TANGSELXPRESS – Direktorat Tindak Pidana Umum (Dittipidum) Bareskrim Polri meningkatkan status kasus dugaan pemalsuan terkait pagar laut di perairan Tangerang, Banten, ke tahap penyidikan.
Dirtipidum Bareskrim Polri, Brigjen Pol Djuhandani Rahardjo Puro mengatakan keputusan ini diambil setelah gelar perkara kasus tersebut dan pihaknya menemukan adanya unsur pidana.

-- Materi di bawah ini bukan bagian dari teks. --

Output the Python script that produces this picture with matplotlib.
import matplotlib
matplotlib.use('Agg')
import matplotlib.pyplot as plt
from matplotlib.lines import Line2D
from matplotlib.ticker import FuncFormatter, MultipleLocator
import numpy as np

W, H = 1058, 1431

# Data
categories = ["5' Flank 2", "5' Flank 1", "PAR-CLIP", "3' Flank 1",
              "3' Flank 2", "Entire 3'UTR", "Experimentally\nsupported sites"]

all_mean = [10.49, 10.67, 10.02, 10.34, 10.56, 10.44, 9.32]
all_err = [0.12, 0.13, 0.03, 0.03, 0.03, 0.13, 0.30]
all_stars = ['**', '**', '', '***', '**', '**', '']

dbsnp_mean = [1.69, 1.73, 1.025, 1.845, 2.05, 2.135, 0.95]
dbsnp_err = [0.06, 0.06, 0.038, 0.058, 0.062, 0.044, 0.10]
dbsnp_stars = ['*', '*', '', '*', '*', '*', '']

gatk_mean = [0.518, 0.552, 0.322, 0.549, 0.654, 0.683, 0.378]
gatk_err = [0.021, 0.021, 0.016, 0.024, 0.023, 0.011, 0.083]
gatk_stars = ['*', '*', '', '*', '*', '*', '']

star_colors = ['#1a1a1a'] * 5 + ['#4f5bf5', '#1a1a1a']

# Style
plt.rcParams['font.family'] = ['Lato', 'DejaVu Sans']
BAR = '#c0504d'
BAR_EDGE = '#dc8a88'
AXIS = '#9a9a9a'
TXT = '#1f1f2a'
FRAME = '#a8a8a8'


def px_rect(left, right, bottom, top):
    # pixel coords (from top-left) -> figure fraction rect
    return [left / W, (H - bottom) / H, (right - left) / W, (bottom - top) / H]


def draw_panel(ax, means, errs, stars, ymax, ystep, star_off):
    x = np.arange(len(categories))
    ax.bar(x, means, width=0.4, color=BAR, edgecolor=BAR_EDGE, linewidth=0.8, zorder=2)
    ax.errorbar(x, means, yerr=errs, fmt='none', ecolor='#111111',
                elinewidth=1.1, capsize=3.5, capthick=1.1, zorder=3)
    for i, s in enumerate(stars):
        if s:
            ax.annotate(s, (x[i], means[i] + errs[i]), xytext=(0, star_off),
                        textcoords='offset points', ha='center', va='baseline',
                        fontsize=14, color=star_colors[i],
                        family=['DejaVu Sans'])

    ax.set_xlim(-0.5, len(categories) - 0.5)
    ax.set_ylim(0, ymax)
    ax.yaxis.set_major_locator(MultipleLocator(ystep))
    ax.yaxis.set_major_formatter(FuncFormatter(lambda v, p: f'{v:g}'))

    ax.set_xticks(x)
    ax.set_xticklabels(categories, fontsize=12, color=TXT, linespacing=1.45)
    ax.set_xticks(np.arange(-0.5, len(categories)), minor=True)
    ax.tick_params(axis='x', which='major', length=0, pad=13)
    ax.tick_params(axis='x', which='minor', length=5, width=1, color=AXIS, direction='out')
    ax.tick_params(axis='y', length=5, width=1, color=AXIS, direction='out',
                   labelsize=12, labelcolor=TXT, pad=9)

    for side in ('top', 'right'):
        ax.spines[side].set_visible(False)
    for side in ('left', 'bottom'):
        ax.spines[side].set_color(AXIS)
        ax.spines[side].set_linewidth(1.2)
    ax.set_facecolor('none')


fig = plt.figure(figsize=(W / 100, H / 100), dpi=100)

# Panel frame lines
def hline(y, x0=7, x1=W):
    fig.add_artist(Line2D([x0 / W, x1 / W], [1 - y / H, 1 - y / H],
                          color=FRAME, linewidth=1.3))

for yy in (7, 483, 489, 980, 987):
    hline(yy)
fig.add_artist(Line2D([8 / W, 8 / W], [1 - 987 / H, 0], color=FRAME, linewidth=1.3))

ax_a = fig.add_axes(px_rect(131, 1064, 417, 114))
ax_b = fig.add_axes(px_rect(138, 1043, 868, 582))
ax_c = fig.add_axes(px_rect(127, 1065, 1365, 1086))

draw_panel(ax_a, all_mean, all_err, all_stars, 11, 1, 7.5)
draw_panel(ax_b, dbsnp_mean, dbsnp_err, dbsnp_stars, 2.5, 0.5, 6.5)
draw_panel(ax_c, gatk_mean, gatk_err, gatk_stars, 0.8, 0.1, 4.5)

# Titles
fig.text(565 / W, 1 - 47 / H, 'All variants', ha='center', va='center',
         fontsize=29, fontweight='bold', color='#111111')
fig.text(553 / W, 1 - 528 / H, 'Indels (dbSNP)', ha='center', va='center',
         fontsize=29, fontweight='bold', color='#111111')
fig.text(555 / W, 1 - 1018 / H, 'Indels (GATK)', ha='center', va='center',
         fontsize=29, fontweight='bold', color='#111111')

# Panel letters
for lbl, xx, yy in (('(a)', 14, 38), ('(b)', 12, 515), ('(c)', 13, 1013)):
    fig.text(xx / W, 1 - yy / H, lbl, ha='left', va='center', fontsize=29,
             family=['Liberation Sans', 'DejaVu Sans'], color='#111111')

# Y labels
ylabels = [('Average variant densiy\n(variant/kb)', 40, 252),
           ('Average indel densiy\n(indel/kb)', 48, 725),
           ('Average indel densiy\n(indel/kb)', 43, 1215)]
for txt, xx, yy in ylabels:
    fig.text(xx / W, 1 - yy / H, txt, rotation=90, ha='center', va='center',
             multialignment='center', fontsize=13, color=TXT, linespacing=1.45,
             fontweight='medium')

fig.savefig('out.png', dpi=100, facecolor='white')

“Dari hasil gelar, kami sepakat bahwa telah ditemukan dugaan tindak pidana pemalsuan surat dan/atau pemalsuan akta autentik. Selanjutnya, kami siap melaksanakan penyidikan lebih lanjut,” ujar Djuhandani Rahardjo Puro, Rabu (5/2/2025).
Djuhandani menjelaskan, kendati telah naik ke tahap penyidikan polisi belum mengungkap pihak-pihak yang berpotensi menjadi tersangka. Namun, dia memastikan proses hukum akan dilakukan secara profesional dan tetap mengedepankan asas praduga tak bersalah.
“Kita akan mencari lebih lanjut dalam proses penyidikan. Sebelum menemukan tersangka, kami tetap mengutamakan asas praduga tak bersalah. Namun, pada prinsipnya, penyidikan sudah kami persiapkan dengan matang,” tuturnya
Sebelum dilakukan gelar perkara kasus pagar laut ini, penyidik Bareskrim Polri telah memeriksa lima saksi kunci. Salah satunya perwakilan dari Kantor Jasa Surveyor Berlisensi (KJSB) Raden Lukman.
Kemudian ada dua orang dari Kementerian Agraria dan Tata Ruang/Badan Pertanahan Nasional (ATR/BPN), perwakilan Kementerian Kelautan dan Perikanan (KKP), serta Badan Perencanaan Pembangunan Daerah (Bappeda) Kabupaten Tangerang.
Djuhandani menambahkan, dalam proses penyelidikan ini Polri berkoordinasi dengan berbagai pihak, termasuk KKP, Kementerian ATR/BPN, dan kelurahan tempat terbitnya sertifikat Hak Guna Bangunan (SHGB) di laut.
Dugaan pelanggaran dalam kasus ini mengacu pada Pasal 263 KUHP tentang Pemalsuan Surat, Pasal 264 KUHP tentang Pemalsuan Akta Autentik, serta Undang-Undang Nomor 8 Tahun 2010 tentang Tindak Pidana Pencucian Uang (TPPU).
“Semoga kita bisa mengungkap lebih jauh apakah ada tindak pidana lain yang berkaitan dengan dugaan pelanggaran Pasal 263 dan 264 KUHP serta Undang-Undang TPPU,” tukasnya.